In a recent report, the IMF praised Abe’s attempt to end years of falling prices. But the Washington-based body said Abe must grapple with the debt by, for example, making good on a commitment to double the consumption (sales) tax to 10 percent by 2015.

“Despite the strong start, there are considerable downside risks to the outlook," the IMF said. "Lack of concrete fiscal measures to bring down public debt, or a delay in the consumption tax increase, could elevate risks of a rise in government bond yields, which would undermine fiscal and financial sector stability.”

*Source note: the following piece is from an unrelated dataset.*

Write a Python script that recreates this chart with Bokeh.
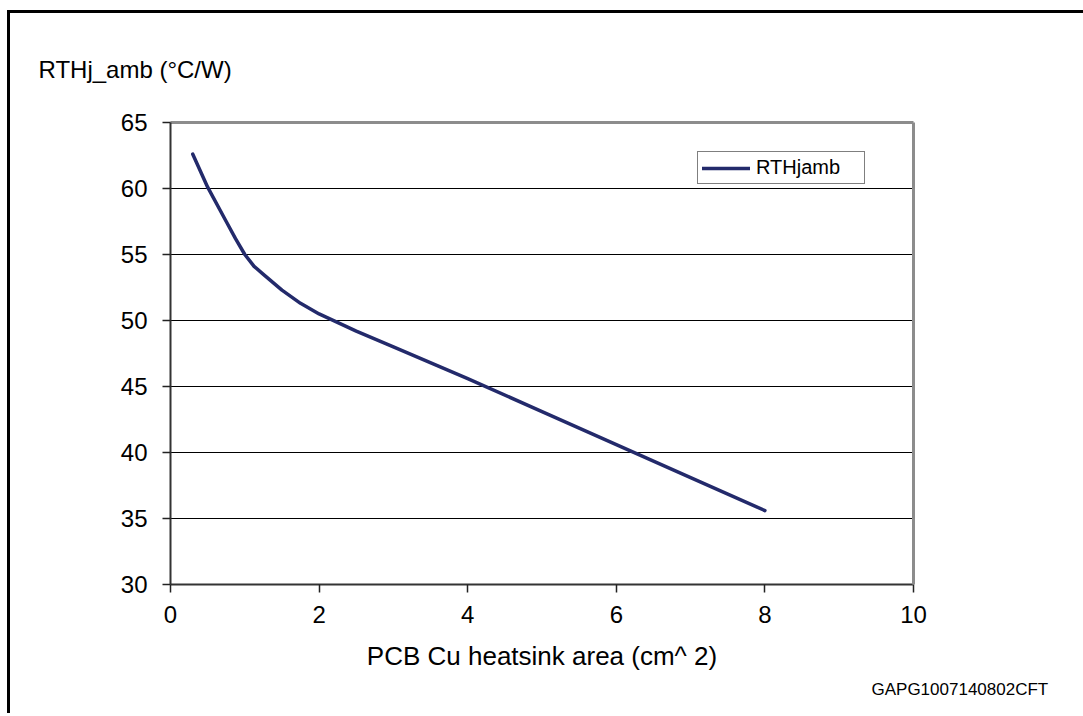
from bokeh.plotting import figure
from bokeh.models import Range1d, FixedTicker, LinearAxis, Legend, LegendItem, Title
from bokeh.layouts import column
from bokeh.embed import file_html
from bokeh.resources import INLINE

# ---- data ----
area_cm2 = [0.3, 0.5, 0.75, 0.875, 1.0, 1.125, 1.25, 1.5, 1.75, 2.0, 2.5, 3.0, 4.0, 5.0, 6.0, 7.0, 8.0]
rth_j_amb = [62.6, 60.1, 57.5, 56.2, 55.0, 54.1, 53.5, 52.3, 51.3, 50.5, 49.2, 48.0, 45.6, 43.1, 40.6, 38.1, 35.6]
x_ticks = [0, 2, 4, 6, 8, 10]
y_ticks = [30, 35, 40, 45, 50, 55, 60, 65]
series_name = "RTHjamb"
y_title = "RTHj_amb (°C/W)"
x_title = "PCB Cu heatsink area (cm^ 2)"
doc_code = "GAPG1007140802CFT"

FONT = "Liberation Sans"
LINE_COLOR = "#232a6b"

p = figure(width=1073, height=700,
           x_range=Range1d(0, 10), y_range=Range1d(30, 65),
           output_backend="svg", toolbar_location=None,
           min_border_left=160, min_border_top=109,
           min_border_right=170, min_border_bottom=129)
p.background_fill_color = "white"
p.border_fill_color = "white"
p.outline_line_color = None

r = p.line(area_cm2, rth_j_amb, line_color=LINE_COLOR, line_width=3.5,
           line_join="round", line_cap="round")

# axes
for ax in (p.xaxis[0], p.yaxis[0]):
    ax.major_label_text_font = FONT
    ax.major_label_text_font_size = "24px"
    ax.major_label_text_color = "black"
    ax.major_tick_out = 8
    ax.major_tick_in = 0
    ax.minor_tick_line_color = None
    ax.major_tick_line_color = "#222222"
    ax.major_tick_line_width = 1.5
    ax.axis_line_color = "#333333"
    ax.axis_line_width = 2

p.xaxis.ticker = FixedTicker(ticks=x_ticks)
p.yaxis.ticker = FixedTicker(ticks=y_ticks)
p.xaxis.major_label_standoff = 13
p.yaxis.major_label_standoff = 15
p.xaxis.axis_label = x_title
p.xaxis.axis_label_text_font = FONT
p.xaxis.axis_label_text_font_size = "26px"
p.xaxis.axis_label_text_font_style = "normal"
p.xaxis.axis_label_text_color = "black"
p.xaxis.axis_label_standoff = 15

p.xgrid.visible = False
p.ygrid.ticker = FixedTicker(ticks=y_ticks)
p.ygrid.grid_line_color = "black"
p.ygrid.grid_line_width = 1

# grey border on top and right of the plot area
for place in ("above", "right"):
    b = LinearAxis(ticker=FixedTicker(ticks=[]),
                   axis_line_color="#8c8c8c", axis_line_width=3,
                   major_tick_out=0, major_tick_in=0, major_label_standoff=0,
                   major_tick_line_color=None, minor_tick_line_color=None,
                   major_label_text_font_size="0px")
    p.add_layout(b, place)

legend = Legend(items=[LegendItem(label=series_name, renderers=[r])],
                location=(527, 400),
                border_line_color="black", border_line_width=1,
                padding=4, margin=0, spacing=0,
                glyph_width=48, glyph_height=20,
                label_standoff=6, label_width=104, label_height=20,
                label_text_font=FONT, label_text_font_size="20px",
                label_text_color="black",
                background_fill_color="white", background_fill_alpha=1)
p.add_layout(legend, "center")

# y quantity label (top-left, horizontal)
p.title.text = y_title
p.title.align = "left"
p.title.offset = -132
p.title.standoff = 79
p.title.text_font = FONT
p.title.text_font_size = "24px"
p.title.text_font_style = "normal"
p.title.text_color = "black"

# document code at bottom right
p.add_layout(Title(text=doc_code, align="left", offset=701, standoff=8,
                   text_font=FONT, text_font_size="17px",
                   text_font_style="normal", text_color="black"), "below")

layout = column(p, margin=(10, 0, 0, 7),
                styles={"border-top": "3px solid black",
                        "border-left": "3px solid black"})

open("out.html", "w").write(file_html(layout, INLINE))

The IMF is not alone in sounding a note of caution: South Korea and some European countries have voiced concern that the Japanese leader is driving down the yen to gain a trade advantage and spark a possible currency war.

Growth plans questioned

While the monetary and fiscal “arrows” in Abe’s quiver have had the desired effect at home, the third – focusing on growth – has received a lukewarm response.

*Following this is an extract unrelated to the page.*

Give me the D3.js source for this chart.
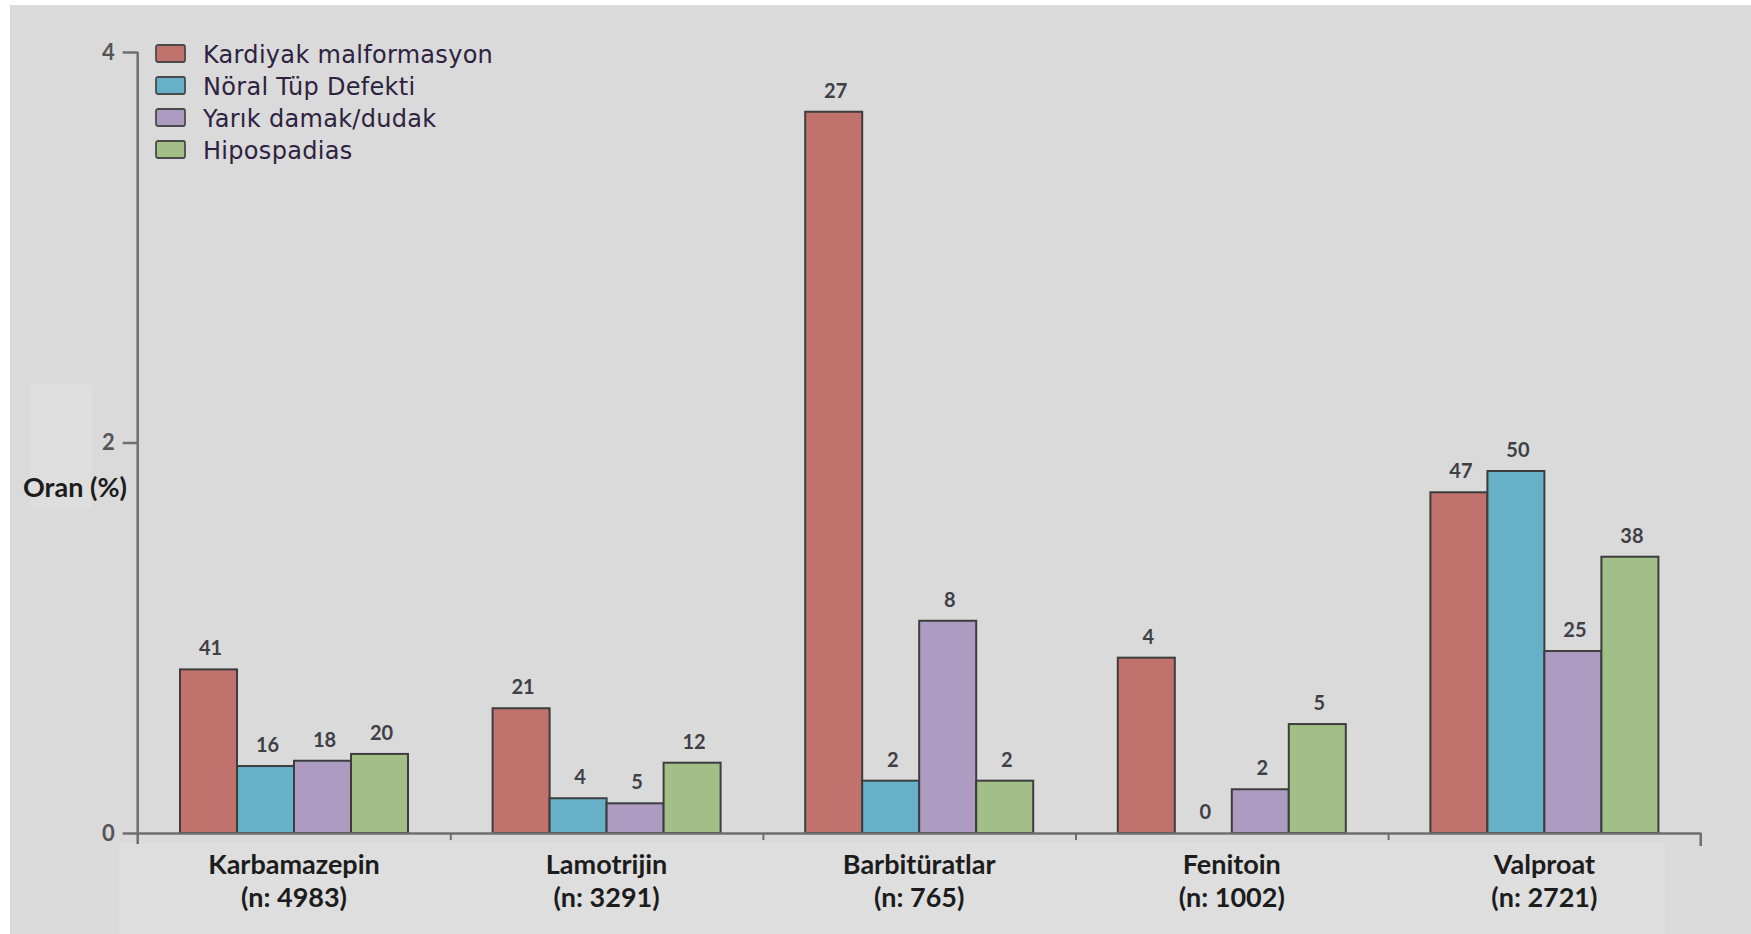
<!DOCTYPE html>
<html>
<head>
<meta charset="utf-8">
<script src="https://cdn.jsdelivr.net/npm/d3@7"></script>
<style>
  html, body { margin: 0; padding: 0; background: #ffffff; }
  svg { display: block; }
  .ytick { font-family: Lato, sans-serif; font-size: 22px; font-weight: 700; }
</style>
</head>
<body>
<svg id="chart" width="1751" height="934"></svg>
<script>
// ---- data ----
const categories = ["Karbamazepin", "Lamotrijin", "Barbitüratlar", "Fenitoin", "Valproat"];
const sampleSizes = ["(n: 4983)", "(n: 3291)", "(n: 765)", "(n: 1002)", "(n: 2721)"];
const seriesNames = ["Kardiyak malformasyon", "Nöral Tüp Defekti", "Yarık damak/dudak", "Hipospadias"];
const seriesColors = ["#c1726c", "#66b1c8", "#ae9bc2", "#a1bf86"];

// rate (%) per category
const kardiyakRate   = [0.838, 0.639, 3.694, 0.898, 1.745];
const noralRate      = [0.343, 0.178, 0.268, 0.000, 1.854];
const yarikRate      = [0.370, 0.152, 1.087, 0.224, 0.932];
const hipospadiasRate= [0.405, 0.360, 0.268, 0.558, 1.415];

// case counts shown above bars
const kardiyakCount    = [41, 21, 27, 4, 47];
const noralCount       = [16, 4, 2, 0, 50];
const yarikCount       = [18, 5, 8, 2, 25];
const hipospadiasCount = [20, 12, 2, 5, 38];

const yTicks = [0, 2, 4];

// ---- build table ----
const rates = [kardiyakRate, noralRate, yarikRate, hipospadiasRate];
const counts = [kardiyakCount, noralCount, yarikCount, hipospadiasCount];
const table = [];
categories.forEach((c, ci) => {
  seriesNames.forEach((s, si) => {
    table.push({ cat: c, series: s, si, value: rates[si][ci], count: counts[si][ci] });
  });
});

const svg = d3.select("#chart");

// background (scan-like gray panel)
svg.append("rect").attr("x", 0).attr("y", 0).attr("width", 1751).attr("height", 934).attr("fill", "#ffffff");
svg.append("rect").attr("x", 10).attr("y", 5).attr("width", 1741).attr("height", 929).attr("fill", "#dadada");
svg.append("rect").attr("x", 119).attr("y", 842).attr("width", 1546).attr("height", 92).attr("fill", "#dedede");
svg.append("rect").attr("x", 30).attr("y", 385).attr("width", 62).attr("height", 123).attr("fill", "#dedede");

const x0 = 137.7, x1 = 1700.7;
const x = d3.scaleBand().domain(categories).range([x0, x1]).padding(0);
const bw = x.bandwidth();
const xs = d3.scaleBand().domain(seriesNames).range([42.3, bw - 42.3]).padding(0);
const y = d3.scaleLinear().domain([0, 4]).range([833, 52]);

const axisColor = "#6e6e6e";

// bars
svg.append("g").selectAll("rect").data(table).join("rect")
  .attr("x", d => x(d.cat) + xs(d.series))
  .attr("y", d => y(d.value))
  .attr("width", xs.bandwidth())
  .attr("height", d => y(0) - y(d.value))
  .attr("fill", d => seriesColors[d.si])
  .attr("stroke", d => d.value > 0 ? "#3d3d3d" : "none")
  .attr("stroke-width", 2);

// value labels
svg.append("g").selectAll("text").data(table).join("text")
  .attr("x", d => x(d.cat) + xs(d.series) + xs.bandwidth() / 2 + 2)
  .attr("y", d => y(d.value) - 14)
  .attr("text-anchor", "middle")
  .style("font-family", "Lato, 'Open Sans', sans-serif")
  .style("font-size", "20px")
  .style("font-weight", 700)
  .attr("fill", "#3f3f46")
  .text(d => d.count);

// y axis
const yAxis = d3.axisLeft(y).tickValues(yTicks).tickSize(15).tickSizeOuter(0).tickPadding(8).tickFormat(d3.format("d"));
const gy = svg.append("g").attr("transform", `translate(${x0},0)`).call(yAxis);
gy.attr("font-size", null).attr("font-family", null).attr("class", "ytick");
gy.select(".domain").remove();
gy.selectAll(".tick line").attr("stroke", axisColor).attr("stroke-width", 2.5);
gy.selectAll(".tick text").attr("fill", "#555555");
svg.append("line").attr("x1", x0).attr("x2", x0).attr("y1", y(4)).attr("y2", y(0) + 11)
  .attr("stroke", axisColor).attr("stroke-width", 2.5);

// x axis (category boundaries)
const edges = d3.range(categories.length + 1);
const xe = d3.scaleLinear().domain([0, categories.length]).range([x0, x1]);
const xAxis = d3.axisBottom(xe).tickValues(edges.slice(1, -1)).tickSize(7).tickSizeOuter(0).tickFormat("");
const gx = svg.append("g").attr("transform", `translate(0,${y(0)})`).call(xAxis);
gx.select(".domain").attr("stroke", axisColor).attr("stroke-width", 2.5);
gx.selectAll(".tick line").attr("stroke", axisColor).attr("stroke-width", 2);
// end cap tick
svg.append("line").attr("x1", xe(categories.length)).attr("x2", xe(categories.length))
  .attr("y1", y(0)).attr("y2", y(0) + 13).attr("stroke", axisColor).attr("stroke-width", 2.5);

// category labels
const catG = svg.append("g").style("font-family", "Lato, sans-serif").style("font-weight", 700)
  .style("font-size", "27px").attr("fill", "#1c1c1c").attr("text-anchor", "middle");
categories.forEach((c, i) => {
  const cx = x(c) + bw / 2;
  catG.append("text").attr("x", cx).attr("y", 874).text(c);
  catG.append("text").attr("x", cx).attr("y", 907).text(sampleSizes[i]);
});

// y axis title
svg.append("text").attr("x", 23).attr("y", 497)
  .style("font-family", "Lato, sans-serif").style("font-weight", 700).style("font-size", "27px")
  .attr("fill", "#1c1c1c").text("Oran (%)");

// legend
const lg = svg.append("g").attr("transform", "translate(156,45)");
seriesNames.forEach((s, i) => {
  const row = lg.append("g").attr("transform", `translate(0,${i * 32})`);
  row.append("rect").attr("x", 0).attr("y", 0).attr("width", 29).attr("height", 17).attr("rx", 2)
    .attr("fill", seriesColors[i]).attr("stroke", "#4a4a4a").attr("stroke-width", 1.8);
  row.append("text").attr("x", 47).attr("y", 18)
    .style("font-family", "'DejaVu Sans', Verdana, sans-serif").style("font-size", "24px")
    .style("letter-spacing", "0.3px")
    .attr("fill", "#2d2240").text(s);
});
</script>
</body>
</html>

In a recent speech, Abe talked of boosting income, creating special deregulated zones and expanding the online economy. But his plans for tackling structural issues in greatest need of attention were short on detail.
 
He has yet to explain how he will bring more women into the job market, help a shrinking workforce support the country’s rapidly ageing population, and open up the heavily subsidized agricultural sector to competition.
 
Investors were underwhelmed, with the Nikkei sliding to a two-month low after Abe’s speech. But the government’s top spokesman, Yoshihide Suga, hit back at speculation that market fluctuations had blown a hole in the prime minister’s economic strategy.
 
"We are not engaging in politics only for the sake of markets," Mr. Suga told reporters, adding that recovery remained on track.
 
Schulz says Abe would not be able to put flesh on the bones of his structural reforms until after the July 21 upper house elections, which his Liberal Democratic Party (LDP) is expected to win.
 
“Structural reform is the area in which he could get into trouble,” he says. “That is why everyone is taking this so seriously. This is Japan’s last chance to get it right before it finds itself at the edge of a very steep cliff.”
 
While sure signs of sustainable recovery could help Abe break the recent cycle of short-lived Japanese prime ministers, a prolonged focus on the economy could come at a different political cost.

After the economy…

After next month’s elections, the LDP will not have to worry about going to the polls for another three years, during which some analysts expect Abe to turn to his controversial plans to revise Japan’s pacifist postwar constitution and give its armed forces a bigger international role.
 
“The question is whether he will continue to focus on the economy after the election,” says Koichi Nakano, a political scientist at Sophia University in Tokyo.
 
“Some of his advisers will tell him to concentrate on structural reform. But the other half will be telling him that his popularity won’t last forever and that if he doesn’t implement his nationalist agenda now, he may never get another chance.”
 
Recent signs that the yen’s slide has been arrested may spare Abe criticism at the Group of Eight summit in Northern Ireland next week. Instead, he could find himself dispensing advice to leaders searching for an alternative to austerity.
 
“Abe hasn’t concocted a magic potion to solve the economic woes of our time,” says Mr. Nakano. “It’s not that Japan is doing anything particularly new. It’s more that the rest of the world is sinking and is keeping an eye on Japan’s economic experiment with a great deal of curiosity.”